** Begin Data excerpt **
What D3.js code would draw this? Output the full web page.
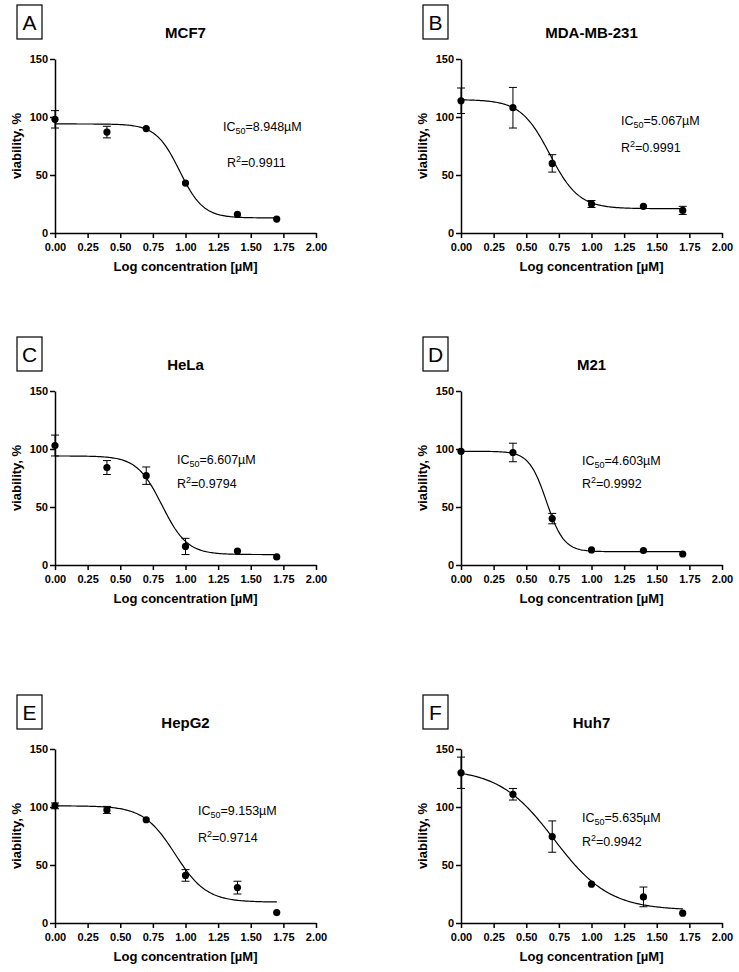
<!DOCTYPE html>
<html>
<head>
<meta charset="utf-8">
<script src="https://cdn.jsdelivr.net/npm/d3@7"></script>
<style>
body { margin: 0; background: #fff; }
svg { display: block; font-family: Arial, "Liberation Sans", sans-serif; }
.axis path, .axis line { stroke: #000; stroke-width: 1.5; }
.axis text { font-size: 11px; font-weight: bold; fill: #000; font-family: Arial, "Liberation Sans", sans-serif; }
.title { font-size: 15px; font-weight: bold; }
.axlabel { font-size: 13px; font-weight: bold; }
.note { font-size: 12.5px; }
.letter { font-size: 21px; }
.curve { fill: none; stroke: #000; stroke-width: 1.2; }
.errbar { stroke: #000; stroke-width: 1; }
</style>
</head>
<body>
<div id="chart"></div>
<script>
/* data */
var logConc = [0, 0.398, 0.699, 1.0, 1.398, 1.699];
var xTicks = [0, 0.25, 0.5, 0.75, 1.0, 1.25, 1.5, 1.75, 2.0];
var yTicks = [0, 50, 100, 150];

var cellLines = ["MCF7", "MDA-MB-231", "HeLa", "M21", "HepG2", "Huh7"];
var panelLetters = ["A", "B", "C", "D", "E", "F"];
var ic50Labels = ["8.948", "5.067", "6.607", "4.603", "9.153", "5.635"];
var r2Labels = ["0.9911", "0.9991", "0.9794", "0.9992", "0.9714", "0.9942"];

var mcf7Mean = [98, 87, 90, 43, 16, 12];
var mcf7Err = [7.5, 5, 0, 0, 0, 0];
var mdaMean = [114, 108, 60, 25, 23, 19.5];
var mdaErr = [11, 17.5, 7.5, 3, 0, 3.5];
var helaMean = [103, 84, 77, 16, 12, 7];
var helaErr = [9, 6, 7.5, 7, 0, 0];
var m21Mean = [98, 97, 40, 13, 12.5, 9.5];
var m21Err = [0, 8, 4.5, 0, 0, 0];
var hepg2Mean = [101, 97.5, 89, 41, 30.5, 9];
var hepg2Err = [2.5, 3, 0, 5, 5.5, 0];
var huh7Mean = [129.5, 111, 74.5, 33.5, 22.5, 8.5];
var huh7Err = [13.5, 5, 13.5, 0, 8.5, 0];

/* 4PL fit: top, bottom, logIC50, hill */
var fitTop = [94, 115, 94, 98, 101, 133];
var fitBottom = [13, 21, 9, 11.5, 18, 11];
var fitLogIC50 = [0.955, 0.68, 0.82, 0.655, 0.92, 0.714];
var fitHill = [4.8, 3.9, 4.5, 6.5, 3.6, 2.06];

var means = [mcf7Mean, mdaMean, helaMean, m21Mean, hepg2Mean, huh7Mean];
var errs = [mcf7Err, mdaErr, helaErr, m21Err, hepg2Err, huh7Err];

/* layout */
var w = 739, h = 972;
var plotW = 261, plotH = 174;
var colLeft = [55, 461];
var rowTop = [59, 391, 749];
/* where the IC50 / R2 notes sit, px from plot top-left */
var noteX = [168, 160, 122, 121, 143, 121];
var noteY1 = [72, 66, 73, 74, 66, 73];
var noteY2 = [108, 93, 97, 97, 93, 97];

var svg = d3.select("#chart").append("svg").attr("width", w).attr("height", h);

function fitValue(i, x) {
	return fitBottom[i] + (fitTop[i] - fitBottom[i]) / (1 + Math.pow(10, (x - fitLogIC50[i]) * fitHill[i]));
}

for (var i = 0; i < cellLines.length; ++i) {
	drawPanel(i);
}

function drawPanel(i) {
	var left = colLeft[i % 2];
	var top = rowTop[Math.floor(i / 2)];

	var xScale = d3.scaleLinear().domain([0, 2]).range([0, plotW]);
	var yScale = d3.scaleLinear().domain([0, 150]).range([plotH, 0]);

	var g = svg.append("g").attr("transform", "translate(" + left + "," + top + ")");

	/* letter box */
	g.append("rect")
		.attr("x", -38).attr("y", -54)
		.attr("width", 25).attr("height", 34)
		.attr("fill", "none").attr("stroke", "#000").attr("stroke-width", 1.2);
	g.append("text")
		.attr("class", "letter")
		.attr("x", -25.5).attr("y", -29)
		.attr("text-anchor", "middle")
		.text(panelLetters[i]);

	/* title */
	g.append("text")
		.attr("class", "title")
		.attr("x", plotW / 2).attr("y", -21)
		.attr("text-anchor", "middle")
		.text(cellLines[i]);

	/* axes */
	g.append("g")
		.attr("class", "axis")
		.attr("transform", "translate(0," + plotH + ")")
		.call(d3.axisBottom(xScale).tickValues(xTicks).tickFormat(d3.format(".2f")).tickSize(5).tickSizeOuter(0).tickPadding(5));

	g.append("g")
		.attr("class", "axis")
		.call(d3.axisLeft(yScale).tickValues(yTicks).tickSize(5).tickSizeOuter(0).tickPadding(2));

	g.append("text")
		.attr("class", "axlabel")
		.attr("x", plotW / 2).attr("y", plotH + 38)
		.attr("text-anchor", "middle")
		.text("Log concentration [\u00b5M]");

	g.append("text")
		.attr("class", "axlabel")
		.attr("transform", "translate(-34," + (plotH / 2) + ") rotate(-90)")
		.attr("text-anchor", "middle")
		.text("viability, %");

	/* fitted curve */
	var curvePts = d3.range(0, 1.7001, 0.01).map(function (x) { return [x, fitValue(i, x)]; });
	g.append("path")
		.datum(curvePts)
		.attr("class", "curve")
		.attr("d", d3.line()
			.x(function (d) { return xScale(d[0]); })
			.y(function (d) { return yScale(d[1]); }));

	/* points + error bars */
	var pts = logConc.map(function (x, k) { return { x: x, m: means[i][k], e: errs[i][k] }; });

	var eb = g.selectAll("g.eb").data(pts.filter(function (d) { return d.e > 0; })).enter()
		.append("g").attr("class", "eb");
	eb.append("line").attr("class", "errbar")
		.attr("x1", function (d) { return xScale(d.x); })
		.attr("x2", function (d) { return xScale(d.x); })
		.attr("y1", function (d) { return yScale(d.m - d.e); })
		.attr("y2", function (d) { return yScale(d.m + d.e); });
	eb.append("line").attr("class", "errbar")
		.attr("x1", function (d) { return xScale(d.x) - 4; })
		.attr("x2", function (d) { return xScale(d.x) + 4; })
		.attr("y1", function (d) { return yScale(d.m + d.e); })
		.attr("y2", function (d) { return yScale(d.m + d.e); });
	eb.append("line").attr("class", "errbar")
		.attr("x1", function (d) { return xScale(d.x) - 4; })
		.attr("x2", function (d) { return xScale(d.x) + 4; })
		.attr("y1", function (d) { return yScale(d.m - d.e); })
		.attr("y2", function (d) { return yScale(d.m - d.e); });

	g.selectAll("circle").data(pts).enter()
		.append("circle")
		.attr("cx", function (d) { return xScale(d.x); })
		.attr("cy", function (d) { return yScale(d.m); })
		.attr("r", 3.6)
		.attr("fill", "#000");

	/* IC50 and R2 */
	var t1 = g.append("text").attr("class", "note").attr("x", noteX[i]).attr("y", noteY1[i]);
	t1.append("tspan").text("IC");
	t1.append("tspan").attr("dy", 3).style("font-size", "9px").text("50");
	t1.append("tspan").attr("dy", -3).text("=" + ic50Labels[i] + "\u00b5M");

	var t2 = g.append("text").attr("class", "note").attr("x", noteX[i] + (i == 0 ? 4 : 0)).attr("y", noteY2[i]);
	t2.append("tspan").text("R");
	t2.append("tspan").attr("dy", -5).style("font-size", "9px").text("2");
	t2.append("tspan").attr("dy", 5).text("=" + r2Labels[i]);
}
</script>
</body>
</html>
** End Data excerpt **
Give back the whole listing as it stands, minus its pictures.

[Expected answer]
What D3.js code would draw this? Output the full web page.
<!DOCTYPE html>
<html>
<head>
<meta charset="utf-8">
<script src="https://cdn.jsdelivr.net/npm/d3@7"></script>
<style>
body { margin: 0; background: #fff; }
svg { display: block; font-family: Arial, "Liberation Sans", sans-serif; }
.axis path, .axis line { stroke: #000; stroke-width: 1.5; }
.axis text { font-size: 11px; font-weight: bold; fill: #000; font-family: Arial, "Liberation Sans", sans-serif; }
.title { font-size: 15px; font-weight: bold; }
.axlabel { font-size: 13px; font-weight: bold; }
.note { font-size: 12.5px; }
.letter { font-size: 21px; }
.curve { fill: none; stroke: #000; stroke-width: 1.2; }
.errbar { stroke: #000; stroke-width: 1; }
</style>
</head>
<body>
<div id="chart"></div>
<script>
/* data */
var logConc = [0, 0.398, 0.699, 1.0, 1.398, 1.699];
var xTicks = [0, 0.25, 0.5, 0.75, 1.0, 1.25, 1.5, 1.75, 2.0];
var yTicks = [0, 50, 100, 150];

var cellLines = ["MCF7", "MDA-MB-231", "HeLa", "M21", "HepG2", "Huh7"];
var panelLetters = ["A", "B", "C", "D", "E", "F"];
var ic50Labels = ["8.948", "5.067", "6.607", "4.603", "9.153", "5.635"];
var r2Labels = ["0.9911", "0.9991", "0.9794", "0.9992", "0.9714", "0.9942"];

var mcf7Mean = [98, 87, 90, 43, 16, 12];
var mcf7Err = [7.5, 5, 0, 0, 0, 0];
var mdaMean = [114, 108, 60, 25, 23, 19.5];
var mdaErr = [11, 17.5, 7.5, 3, 0, 3.5];
var helaMean = [103, 84, 77, 16, 12, 7];
var helaErr = [9, 6, 7.5, 7, 0, 0];
var m21Mean = [98, 97, 40, 13, 12.5, 9.5];
var m21Err = [0, 8, 4.5, 0, 0, 0];
var hepg2Mean = [101, 97.5, 89, 41, 30.5, 9];
var hepg2Err = [2.5, 3, 0, 5, 5.5, 0];
var huh7Mean = [129.5, 111, 74.5, 33.5, 22.5, 8.5];
var huh7Err = [13.5, 5, 13.5, 0, 8.5, 0];

/* 4PL fit: top, bottom, logIC50, hill */
var fitTop = [94, 115, 94, 98, 101, 133];
var fitBottom = [13, 21, 9, 11.5, 18, 11];
var fitLogIC50 = [0.955, 0.68, 0.82, 0.655, 0.92, 0.714];
var fitHill = [4.8, 3.9, 4.5, 6.5, 3.6, 2.06];

var means = [mcf7Mean, mdaMean, helaMean, m21Mean, hepg2Mean, huh7Mean];
var errs = [mcf7Err, mdaErr, helaErr, m21Err, hepg2Err, huh7Err];

/* layout */
var w = 739, h = 972;
var plotW = 261, plotH = 174;
var colLeft = [55, 461];
var rowTop = [59, 391, 749];
/* where the IC50 / R2 notes sit, px from plot top-left */
var noteX = [168, 160, 122, 121, 143, 121];
var noteY1 = [72, 66, 73, 74, 66, 73];
var noteY2 = [108, 93, 97, 97, 93, 97];

var svg = d3.select("#chart").append("svg").attr("width", w).attr("height", h);

function fitValue(i, x) {
	return fitBottom[i] + (fitTop[i] - fitBottom[i]) / (1 + Math.pow(10, (x - fitLogIC50[i]) * fitHill[i]));
}

for (var i = 0; i < cellLines.length; ++i) {
	drawPanel(i);
}

function drawPanel(i) {
	var left = colLeft[i % 2];
	var top = rowTop[Math.floor(i / 2)];

	var xScale = d3.scaleLinear().domain([0, 2]).range([0, plotW]);
	var yScale = d3.scaleLinear().domain([0, 150]).range([plotH, 0]);

	var g = svg.append("g").attr("transform", "translate(" + left + "," + top + ")");

	/* letter box */
	g.append("rect")
		.attr("x", -38).attr("y", -54)
		.attr("width", 25).attr("height", 34)
		.attr("fill", "none").attr("stroke", "#000").attr("stroke-width", 1.2);
	g.append("text")
		.attr("class", "letter")
		.attr("x", -25.5).attr("y", -29)
		.attr("text-anchor", "middle")
		.text(panelLetters[i]);

	/* title */
	g.append("text")
		.attr("class", "title")
		.attr("x", plotW / 2).attr("y", -21)
		.attr("text-anchor", "middle")
		.text(cellLines[i]);

	/* axes */
	g.append("g")
		.attr("class", "axis")
		.attr("transform", "translate(0," + plotH + ")")
		.call(d3.axisBottom(xScale).tickValues(xTicks).tickFormat(d3.format(".2f")).tickSize(5).tickSizeOuter(0).tickPadding(5));

	g.append("g")
		.attr("class", "axis")
		.call(d3.axisLeft(yScale).tickValues(yTicks).tickSize(5).tickSizeOuter(0).tickPadding(2));

	g.append("text")
		.attr("class", "axlabel")
		.attr("x", plotW / 2).attr("y", plotH + 38)
		.attr("text-anchor", "middle")
		.text("Log concentration [\u00b5M]");

	g.append("text")
		.attr("class", "axlabel")
		.attr("transform", "translate(-34," + (plotH / 2) + ") rotate(-90)")
		.attr("text-anchor", "middle")
		.text("viability, %");

	/* fitted curve */
	var curvePts = d3.range(0, 1.7001, 0.01).map(function (x) { return [x, fitValue(i, x)]; });
	g.append("path")
		.datum(curvePts)
		.attr("class", "curve")
		.attr("d", d3.line()
			.x(function (d) { return xScale(d[0]); })
			.y(function (d) { return yScale(d[1]); }));

	/* points + error bars */
	var pts = logConc.map(function (x, k) { return { x: x, m: means[i][k], e: errs[i][k] }; });

	var eb = g.selectAll("g.eb").data(pts.filter(function (d) { return d.e > 0; })).enter()
		.append("g").attr("class", "eb");
	eb.append("line").attr("class", "errbar")
		.attr("x1", function (d) { return xScale(d.x); })
		.attr("x2", function (d) { return xScale(d.x); })
		.attr("y1", function (d) { return yScale(d.m - d.e); })
		.attr("y2", function (d) { return yScale(d.m + d.e); });
	eb.append("line").attr("class", "errbar")
		.attr("x1", function (d) { return xScale(d.x) - 4; })
		.attr("x2", function (d) { return xScale(d.x) + 4; })
		.attr("y1", function (d) { return yScale(d.m + d.e); })
		.attr("y2", function (d) { return yScale(d.m + d.e); });
	eb.append("line").attr("class", "errbar")
		.attr("x1", function (d) { return xScale(d.x) - 4; })
		.attr("x2", function (d) { return xScale(d.x) + 4; })
		.attr("y1", function (d) { return yScale(d.m - d.e); })
		.attr("y2", function (d) { return yScale(d.m - d.e); });

	g.selectAll("circle").data(pts).enter()
		.append("circle")
		.attr("cx", function (d) { return xScale(d.x); })
		.attr("cy", function (d) { return yScale(d.m); })
		.attr("r", 3.6)
		.attr("fill", "#000");

	/* IC50 and R2 */
	var t1 = g.append("text").attr("class", "note").attr("x", noteX[i]).attr("y", noteY1[i]);
	t1.append("tspan").text("IC");
	t1.append("tspan").attr("dy", 3).style("font-size", "9px").text("50");
	t1.append("tspan").attr("dy", -3).text("=" + ic50Labels[i] + "\u00b5M");

	var t2 = g.append("text").attr("class", "note").attr("x", noteX[i] + (i == 0 ? 4 : 0)).attr("y", noteY2[i]);
	t2.append("tspan").text("R");
	t2.append("tspan").attr("dy", -5).style("font-size", "9px").text("2");
	t2.append("tspan").attr("dy", 5).text("=" + r2Labels[i]);
}
</script>
</body>
</html>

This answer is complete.